Dataset items:
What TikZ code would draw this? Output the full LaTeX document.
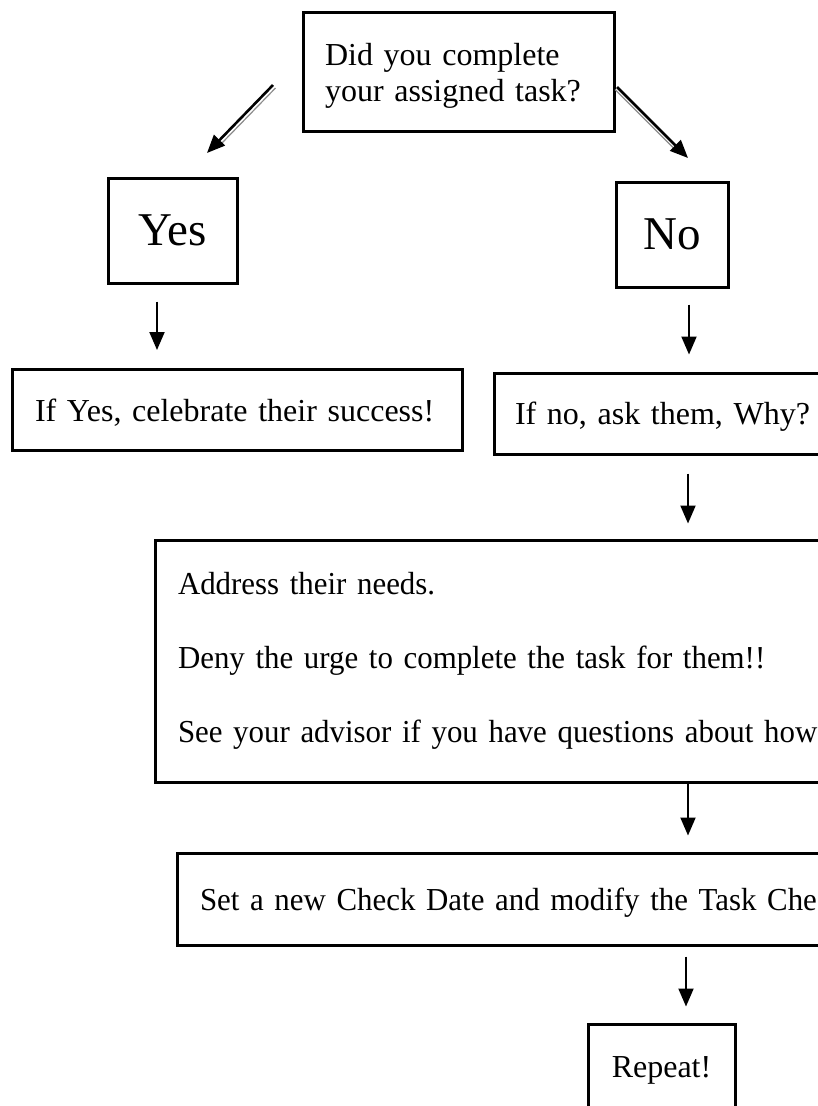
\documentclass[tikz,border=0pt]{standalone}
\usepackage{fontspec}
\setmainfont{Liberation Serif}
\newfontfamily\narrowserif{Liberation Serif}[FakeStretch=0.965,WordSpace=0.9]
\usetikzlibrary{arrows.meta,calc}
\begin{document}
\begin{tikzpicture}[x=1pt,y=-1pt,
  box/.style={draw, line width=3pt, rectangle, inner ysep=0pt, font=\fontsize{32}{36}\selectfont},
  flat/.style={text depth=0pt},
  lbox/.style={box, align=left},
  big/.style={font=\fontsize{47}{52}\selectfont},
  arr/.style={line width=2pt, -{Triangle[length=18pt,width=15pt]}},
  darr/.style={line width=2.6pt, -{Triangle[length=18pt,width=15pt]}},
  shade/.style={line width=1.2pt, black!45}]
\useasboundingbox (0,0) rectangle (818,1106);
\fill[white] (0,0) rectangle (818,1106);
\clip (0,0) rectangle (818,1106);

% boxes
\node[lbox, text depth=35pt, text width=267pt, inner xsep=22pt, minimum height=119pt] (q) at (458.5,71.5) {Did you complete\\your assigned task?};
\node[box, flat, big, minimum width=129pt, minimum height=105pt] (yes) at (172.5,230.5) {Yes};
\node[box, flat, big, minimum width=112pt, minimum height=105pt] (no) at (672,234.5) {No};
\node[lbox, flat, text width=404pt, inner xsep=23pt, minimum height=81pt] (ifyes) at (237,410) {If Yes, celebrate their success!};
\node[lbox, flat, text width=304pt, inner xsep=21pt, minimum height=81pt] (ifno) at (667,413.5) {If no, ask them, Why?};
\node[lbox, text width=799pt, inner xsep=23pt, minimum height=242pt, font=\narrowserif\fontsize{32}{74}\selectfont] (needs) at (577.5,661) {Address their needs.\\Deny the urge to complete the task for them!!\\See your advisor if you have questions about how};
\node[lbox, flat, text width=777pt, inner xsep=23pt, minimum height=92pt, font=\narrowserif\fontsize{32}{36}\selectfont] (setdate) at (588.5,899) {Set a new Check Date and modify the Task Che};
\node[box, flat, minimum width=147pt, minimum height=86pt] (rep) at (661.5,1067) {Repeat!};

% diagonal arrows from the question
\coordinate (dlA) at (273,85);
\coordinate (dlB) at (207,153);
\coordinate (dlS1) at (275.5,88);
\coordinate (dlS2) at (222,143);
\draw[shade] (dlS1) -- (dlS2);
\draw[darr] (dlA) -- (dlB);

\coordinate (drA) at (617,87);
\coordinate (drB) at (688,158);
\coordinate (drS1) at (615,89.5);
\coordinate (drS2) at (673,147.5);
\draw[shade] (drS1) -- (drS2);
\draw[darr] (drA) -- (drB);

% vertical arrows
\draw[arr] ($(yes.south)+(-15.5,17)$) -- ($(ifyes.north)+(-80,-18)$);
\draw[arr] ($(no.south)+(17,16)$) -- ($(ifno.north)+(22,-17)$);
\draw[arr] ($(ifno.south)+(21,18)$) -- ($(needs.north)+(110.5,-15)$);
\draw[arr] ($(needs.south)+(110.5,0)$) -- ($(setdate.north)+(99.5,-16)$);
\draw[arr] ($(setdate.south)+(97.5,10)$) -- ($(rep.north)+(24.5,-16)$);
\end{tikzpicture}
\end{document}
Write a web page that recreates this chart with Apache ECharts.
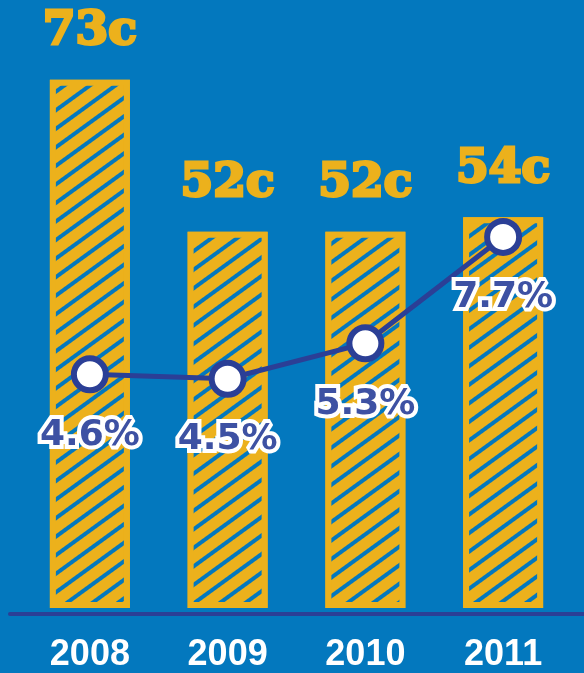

▸ **OBJECTIVE**:
Write out the records above exactly as they stand, leaving out every picture.

▸ **FULL OUTPUT**:
What TikZ code would draw this? Output the full LaTeX document.
\documentclass[tikz,border=0pt]{standalone}
\usepackage{fontspec}
\setmainfont{Liberation Serif}
\newfontfamily\narrowserif{Liberation Serif}[FakeStretch=0.965,WordSpace=0.9]
\usetikzlibrary{arrows.meta,calc}
\begin{document}
\begin{tikzpicture}[x=1pt,y=-1pt,
  box/.style={draw, line width=3pt, rectangle, inner ysep=0pt, font=\fontsize{32}{36}\selectfont},
  flat/.style={text depth=0pt},
  lbox/.style={box, align=left},
  big/.style={font=\fontsize{47}{52}\selectfont},
  arr/.style={line width=2pt, -{Triangle[length=18pt,width=15pt]}},
  darr/.style={line width=2.6pt, -{Triangle[length=18pt,width=15pt]}},
  shade/.style={line width=1.2pt, black!45}]
\useasboundingbox (0,0) rectangle (818,1106);
\fill[white] (0,0) rectangle (818,1106);
\clip (0,0) rectangle (818,1106);

% boxes
\node[lbox, text depth=35pt, text width=267pt, inner xsep=22pt, minimum height=119pt] (q) at (458.5,71.5) {Did you complete\\your assigned task?};
\node[box, flat, big, minimum width=129pt, minimum height=105pt] (yes) at (172.5,230.5) {Yes};
\node[box, flat, big, minimum width=112pt, minimum height=105pt] (no) at (672,234.5) {No};
\node[lbox, flat, text width=404pt, inner xsep=23pt, minimum height=81pt] (ifyes) at (237,410) {If Yes, celebrate their success!};
\node[lbox, flat, text width=304pt, inner xsep=21pt, minimum height=81pt] (ifno) at (667,413.5) {If no, ask them, Why?};
\node[lbox, text width=799pt, inner xsep=23pt, minimum height=242pt, font=\narrowserif\fontsize{32}{74}\selectfont] (needs) at (577.5,661) {Address their needs.\\Deny the urge to complete the task for them!!\\See your advisor if you have questions about how};
\node[lbox, flat, text width=777pt, inner xsep=23pt, minimum height=92pt, font=\narrowserif\fontsize{32}{36}\selectfont] (setdate) at (588.5,899) {Set a new Check Date and modify the Task Che};
\node[box, flat, minimum width=147pt, minimum height=86pt] (rep) at (661.5,1067) {Repeat!};

% diagonal arrows from the question
\coordinate (dlA) at (273,85);
\coordinate (dlB) at (207,153);
\coordinate (dlS1) at (275.5,88);
\coordinate (dlS2) at (222,143);
\draw[shade] (dlS1) -- (dlS2);
\draw[darr] (dlA) -- (dlB);

\coordinate (drA) at (617,87);
\coordinate (drB) at (688,158);
\coordinate (drS1) at (615,89.5);
\coordinate (drS2) at (673,147.5);
\draw[shade] (drS1) -- (drS2);
\draw[darr] (drA) -- (drB);

% vertical arrows
\draw[arr] ($(yes.south)+(-15.5,17)$) -- ($(ifyes.north)+(-80,-18)$);
\draw[arr] ($(no.south)+(17,16)$) -- ($(ifno.north)+(22,-17)$);
\draw[arr] ($(ifno.south)+(21,18)$) -- ($(needs.north)+(110.5,-15)$);
\draw[arr] ($(needs.south)+(110.5,0)$) -- ($(setdate.north)+(99.5,-16)$);
\draw[arr] ($(setdate.south)+(97.5,10)$) -- ($(rep.north)+(24.5,-16)$);
\end{tikzpicture}
\end{document}
Write a web page that recreates this chart with Apache ECharts.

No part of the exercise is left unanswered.